The Lie by Helen Dunmore is a novel of the first world war.
When Daniel Branwell returns to Cornwall from the horror of World War 1 trench warfare, he finds himself homeless and without family. Daniel’s mother died while he was away and home has changed for him.
Daniel befriends an elderly woman, Mary Pascoe whom he nurses up to the time of her death. Foolishly, perhaps, he accedes to Mary’s request to be buried on her own land. He then conceals Mary’s death from her neighbours while he lives in her house and works her land. It is a quiet and lonely existence and Daniel is haunted by the ghost of his childhood friend, Frederick Dennis whom he saw die in the trenches.
Troubled by guilt, Daniel lives in the constant shadow of fear. “Fear is a taste and smell more than a feeling, at least I’ve found it so.”
The Lie is very much an account of Daniel’s interior life from which emerges the backstory of his relationship with Frederick.

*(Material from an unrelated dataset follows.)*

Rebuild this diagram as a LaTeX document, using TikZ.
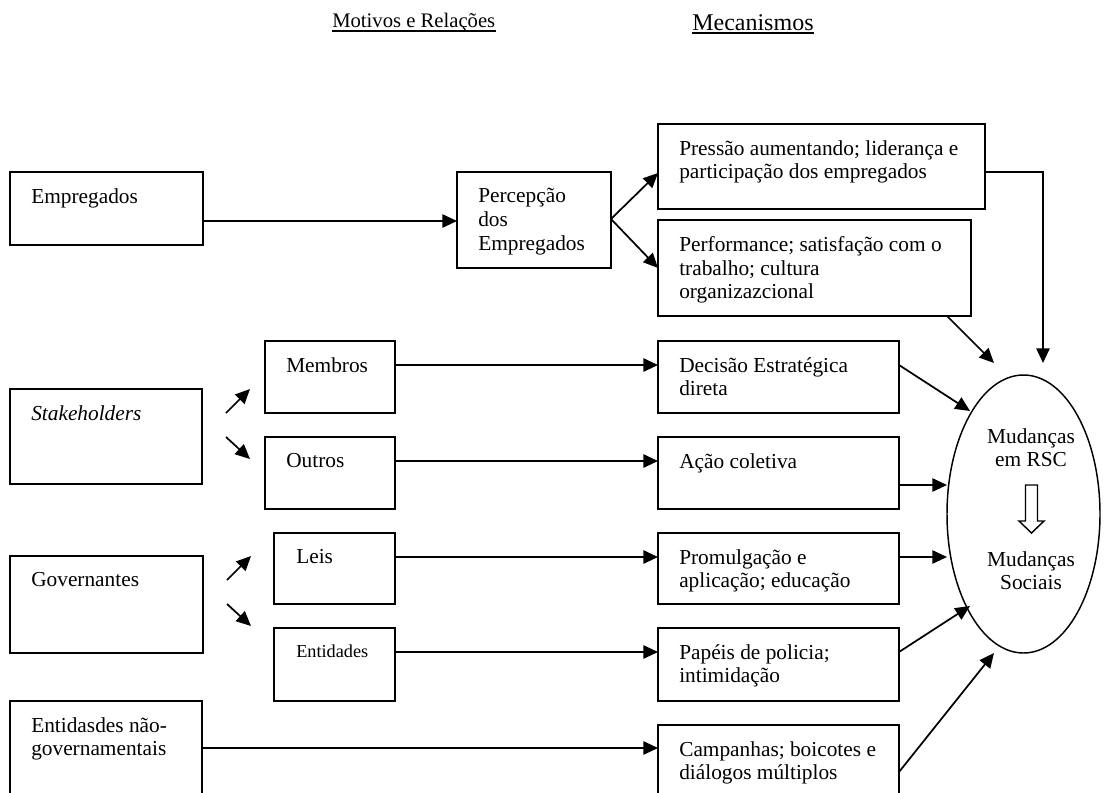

The haunting figure of Frederick, always covered in mud, always terrifying is never far from Daniel’s mind’s eye. But important as the ghost is throughout this novel, the horror of the trenches and the long tail impact of war is ultimately what remains with the reader. The Lie is essentially one man’s simple story, beautifully written, lyrical, believable and nicely balanced. If you are looking for action-filled world war one fiction, The Lie is probably not the novel for you, but for readers interested in the long term psychological impact of war who enjoy good writing this is an accomplished novel and a satisfying read.
Published by Random House/Cornerstone.
Disclosure: An ARC was made available via Netgalley for the purpose of this review.